» Charts and diagrams as code:
....
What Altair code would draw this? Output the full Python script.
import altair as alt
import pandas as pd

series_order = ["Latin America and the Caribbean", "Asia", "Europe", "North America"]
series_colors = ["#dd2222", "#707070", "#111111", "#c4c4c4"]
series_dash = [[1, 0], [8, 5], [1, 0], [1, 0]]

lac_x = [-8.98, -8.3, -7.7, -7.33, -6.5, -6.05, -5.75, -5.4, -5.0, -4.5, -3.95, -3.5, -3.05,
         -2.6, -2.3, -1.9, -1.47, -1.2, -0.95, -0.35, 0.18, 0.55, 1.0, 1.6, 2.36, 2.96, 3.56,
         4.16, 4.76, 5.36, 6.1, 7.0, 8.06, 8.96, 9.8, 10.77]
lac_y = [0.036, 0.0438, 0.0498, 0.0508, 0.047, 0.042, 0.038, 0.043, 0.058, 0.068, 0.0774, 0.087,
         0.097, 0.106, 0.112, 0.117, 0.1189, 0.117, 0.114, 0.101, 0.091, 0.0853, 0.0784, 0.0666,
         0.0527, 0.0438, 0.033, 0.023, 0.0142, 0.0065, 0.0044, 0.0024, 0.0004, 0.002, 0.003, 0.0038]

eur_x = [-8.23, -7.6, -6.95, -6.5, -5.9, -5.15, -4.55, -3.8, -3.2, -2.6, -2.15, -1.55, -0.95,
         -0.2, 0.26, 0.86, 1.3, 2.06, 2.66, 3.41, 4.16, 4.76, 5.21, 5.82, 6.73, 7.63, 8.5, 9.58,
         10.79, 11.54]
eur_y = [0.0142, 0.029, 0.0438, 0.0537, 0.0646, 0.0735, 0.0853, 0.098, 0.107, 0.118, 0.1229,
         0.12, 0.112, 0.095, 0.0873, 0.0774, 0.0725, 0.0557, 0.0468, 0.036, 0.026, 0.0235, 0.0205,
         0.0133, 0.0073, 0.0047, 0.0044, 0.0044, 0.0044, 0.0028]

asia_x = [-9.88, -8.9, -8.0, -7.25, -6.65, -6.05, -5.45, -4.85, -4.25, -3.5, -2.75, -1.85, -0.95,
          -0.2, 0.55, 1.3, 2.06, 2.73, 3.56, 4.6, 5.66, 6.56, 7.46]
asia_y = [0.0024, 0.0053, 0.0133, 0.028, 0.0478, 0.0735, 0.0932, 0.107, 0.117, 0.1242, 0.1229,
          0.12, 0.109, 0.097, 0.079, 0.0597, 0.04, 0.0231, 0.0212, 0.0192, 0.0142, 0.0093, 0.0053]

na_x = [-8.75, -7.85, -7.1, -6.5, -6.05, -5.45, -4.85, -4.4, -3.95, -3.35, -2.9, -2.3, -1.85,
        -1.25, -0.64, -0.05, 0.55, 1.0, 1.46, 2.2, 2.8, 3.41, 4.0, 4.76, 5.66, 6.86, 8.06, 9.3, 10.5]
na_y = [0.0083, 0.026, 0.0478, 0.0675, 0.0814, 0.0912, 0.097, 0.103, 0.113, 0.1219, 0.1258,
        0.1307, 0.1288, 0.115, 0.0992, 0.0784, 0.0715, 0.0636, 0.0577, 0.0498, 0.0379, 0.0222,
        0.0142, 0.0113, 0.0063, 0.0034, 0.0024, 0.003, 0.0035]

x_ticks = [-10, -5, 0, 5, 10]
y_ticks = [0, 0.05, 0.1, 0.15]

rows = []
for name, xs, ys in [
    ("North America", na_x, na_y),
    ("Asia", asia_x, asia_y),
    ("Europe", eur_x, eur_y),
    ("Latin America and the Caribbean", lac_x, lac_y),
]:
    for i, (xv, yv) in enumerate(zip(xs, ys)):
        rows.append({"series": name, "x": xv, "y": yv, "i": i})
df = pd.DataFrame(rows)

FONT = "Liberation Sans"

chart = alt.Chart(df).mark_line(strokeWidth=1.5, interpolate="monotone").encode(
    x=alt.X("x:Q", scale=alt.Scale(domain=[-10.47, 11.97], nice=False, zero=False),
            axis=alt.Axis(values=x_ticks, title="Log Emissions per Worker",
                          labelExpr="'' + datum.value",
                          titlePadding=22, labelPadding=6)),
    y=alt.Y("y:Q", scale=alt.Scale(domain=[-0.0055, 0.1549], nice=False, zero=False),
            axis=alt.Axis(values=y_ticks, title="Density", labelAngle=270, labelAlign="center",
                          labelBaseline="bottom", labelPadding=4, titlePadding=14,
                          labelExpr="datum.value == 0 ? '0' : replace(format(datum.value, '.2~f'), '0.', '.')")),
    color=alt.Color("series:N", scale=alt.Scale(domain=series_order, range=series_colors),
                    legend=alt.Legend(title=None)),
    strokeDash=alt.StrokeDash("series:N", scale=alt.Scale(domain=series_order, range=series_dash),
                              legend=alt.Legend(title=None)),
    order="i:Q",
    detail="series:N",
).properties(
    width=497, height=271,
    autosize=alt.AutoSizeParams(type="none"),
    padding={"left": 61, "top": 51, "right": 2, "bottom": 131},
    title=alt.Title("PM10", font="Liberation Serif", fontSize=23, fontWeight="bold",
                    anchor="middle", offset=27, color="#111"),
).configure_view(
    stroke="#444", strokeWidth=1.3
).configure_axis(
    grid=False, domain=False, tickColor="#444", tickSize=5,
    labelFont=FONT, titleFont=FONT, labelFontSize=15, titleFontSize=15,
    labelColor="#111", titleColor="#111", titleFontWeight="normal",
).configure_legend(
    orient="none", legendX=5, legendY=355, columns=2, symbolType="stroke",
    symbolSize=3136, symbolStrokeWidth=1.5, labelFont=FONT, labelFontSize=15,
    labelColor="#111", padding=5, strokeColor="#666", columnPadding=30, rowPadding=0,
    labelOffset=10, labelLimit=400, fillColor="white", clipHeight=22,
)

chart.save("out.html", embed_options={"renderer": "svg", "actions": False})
....
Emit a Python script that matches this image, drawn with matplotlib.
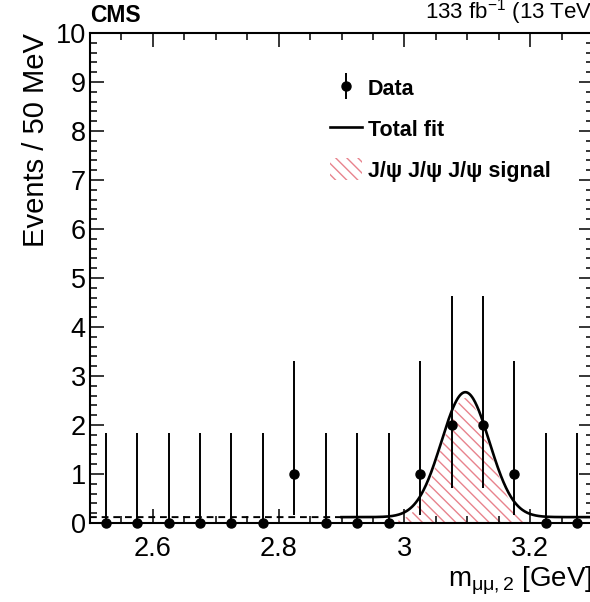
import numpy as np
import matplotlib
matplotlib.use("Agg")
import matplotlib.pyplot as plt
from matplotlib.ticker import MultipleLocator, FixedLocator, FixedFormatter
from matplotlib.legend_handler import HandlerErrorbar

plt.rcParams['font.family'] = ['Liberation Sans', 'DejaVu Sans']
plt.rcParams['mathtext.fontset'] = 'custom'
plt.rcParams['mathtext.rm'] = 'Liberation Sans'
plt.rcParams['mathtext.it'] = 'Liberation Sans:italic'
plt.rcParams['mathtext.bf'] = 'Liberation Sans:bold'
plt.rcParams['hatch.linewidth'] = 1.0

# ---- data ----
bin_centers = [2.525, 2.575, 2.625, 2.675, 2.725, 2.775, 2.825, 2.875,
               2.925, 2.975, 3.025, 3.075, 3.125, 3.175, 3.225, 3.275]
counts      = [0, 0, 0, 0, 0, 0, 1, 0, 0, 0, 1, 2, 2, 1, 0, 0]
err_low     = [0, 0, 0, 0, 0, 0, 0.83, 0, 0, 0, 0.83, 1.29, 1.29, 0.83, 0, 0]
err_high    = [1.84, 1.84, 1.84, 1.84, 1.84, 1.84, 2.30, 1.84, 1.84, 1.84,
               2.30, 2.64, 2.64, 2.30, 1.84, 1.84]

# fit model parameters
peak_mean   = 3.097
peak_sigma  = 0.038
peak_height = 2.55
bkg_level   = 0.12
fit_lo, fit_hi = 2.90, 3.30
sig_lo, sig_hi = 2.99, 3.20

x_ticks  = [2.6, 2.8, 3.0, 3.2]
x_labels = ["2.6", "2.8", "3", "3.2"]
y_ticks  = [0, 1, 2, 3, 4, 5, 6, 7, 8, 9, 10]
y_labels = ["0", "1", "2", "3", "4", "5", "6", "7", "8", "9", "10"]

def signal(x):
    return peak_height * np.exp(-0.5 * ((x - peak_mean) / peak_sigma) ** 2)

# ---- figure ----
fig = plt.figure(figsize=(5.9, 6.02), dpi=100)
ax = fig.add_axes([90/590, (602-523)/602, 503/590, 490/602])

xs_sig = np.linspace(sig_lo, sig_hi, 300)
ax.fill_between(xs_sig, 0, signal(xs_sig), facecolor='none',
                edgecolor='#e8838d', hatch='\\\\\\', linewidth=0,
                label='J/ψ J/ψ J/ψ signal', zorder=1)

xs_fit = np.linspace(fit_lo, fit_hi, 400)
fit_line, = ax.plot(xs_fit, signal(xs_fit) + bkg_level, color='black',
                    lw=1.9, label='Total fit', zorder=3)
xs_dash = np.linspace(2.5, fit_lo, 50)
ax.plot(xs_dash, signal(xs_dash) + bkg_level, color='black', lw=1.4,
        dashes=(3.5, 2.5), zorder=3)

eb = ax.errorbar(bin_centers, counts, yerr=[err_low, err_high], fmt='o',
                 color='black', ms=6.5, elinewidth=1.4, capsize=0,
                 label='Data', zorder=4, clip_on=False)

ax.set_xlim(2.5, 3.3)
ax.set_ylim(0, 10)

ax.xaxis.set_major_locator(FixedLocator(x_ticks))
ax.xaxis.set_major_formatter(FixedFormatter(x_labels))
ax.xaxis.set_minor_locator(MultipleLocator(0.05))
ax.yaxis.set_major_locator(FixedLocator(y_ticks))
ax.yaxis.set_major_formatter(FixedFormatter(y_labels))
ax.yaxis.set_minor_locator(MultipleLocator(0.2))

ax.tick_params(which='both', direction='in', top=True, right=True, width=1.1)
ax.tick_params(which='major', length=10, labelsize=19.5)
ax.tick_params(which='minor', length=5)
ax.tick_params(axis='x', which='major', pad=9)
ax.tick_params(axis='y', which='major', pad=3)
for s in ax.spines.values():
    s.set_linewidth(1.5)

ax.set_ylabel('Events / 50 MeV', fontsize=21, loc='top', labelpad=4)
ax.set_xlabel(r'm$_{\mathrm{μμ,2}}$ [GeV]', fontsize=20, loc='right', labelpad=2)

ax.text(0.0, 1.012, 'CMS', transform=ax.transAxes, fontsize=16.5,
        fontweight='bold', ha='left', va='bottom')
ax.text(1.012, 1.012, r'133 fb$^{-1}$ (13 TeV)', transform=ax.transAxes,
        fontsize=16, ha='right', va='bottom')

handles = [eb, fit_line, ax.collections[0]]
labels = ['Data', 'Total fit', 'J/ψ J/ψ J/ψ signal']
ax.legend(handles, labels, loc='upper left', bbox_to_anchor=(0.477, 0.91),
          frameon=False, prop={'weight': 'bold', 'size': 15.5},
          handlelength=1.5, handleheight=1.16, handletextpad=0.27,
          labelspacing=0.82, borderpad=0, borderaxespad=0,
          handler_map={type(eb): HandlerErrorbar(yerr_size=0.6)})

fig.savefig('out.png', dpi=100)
....
» WHAT THE EXERCISE ASKS:
From the records above, transcribe without alteration every line from the one with "What Altair code" to the one with "series_dash = [[1, 0], [8, 5], [1, 0], [1, 0]]", inclusive.

» RIGHT ANSWER:
What Altair code would draw this? Output the full Python script.
import altair as alt
import pandas as pd

series_order = ["Latin America and the Caribbean", "Asia", "Europe", "North America"]
series_colors = ["#dd2222", "#707070", "#111111", "#c4c4c4"]
series_dash = [[1, 0], [8, 5], [1, 0], [1, 0]]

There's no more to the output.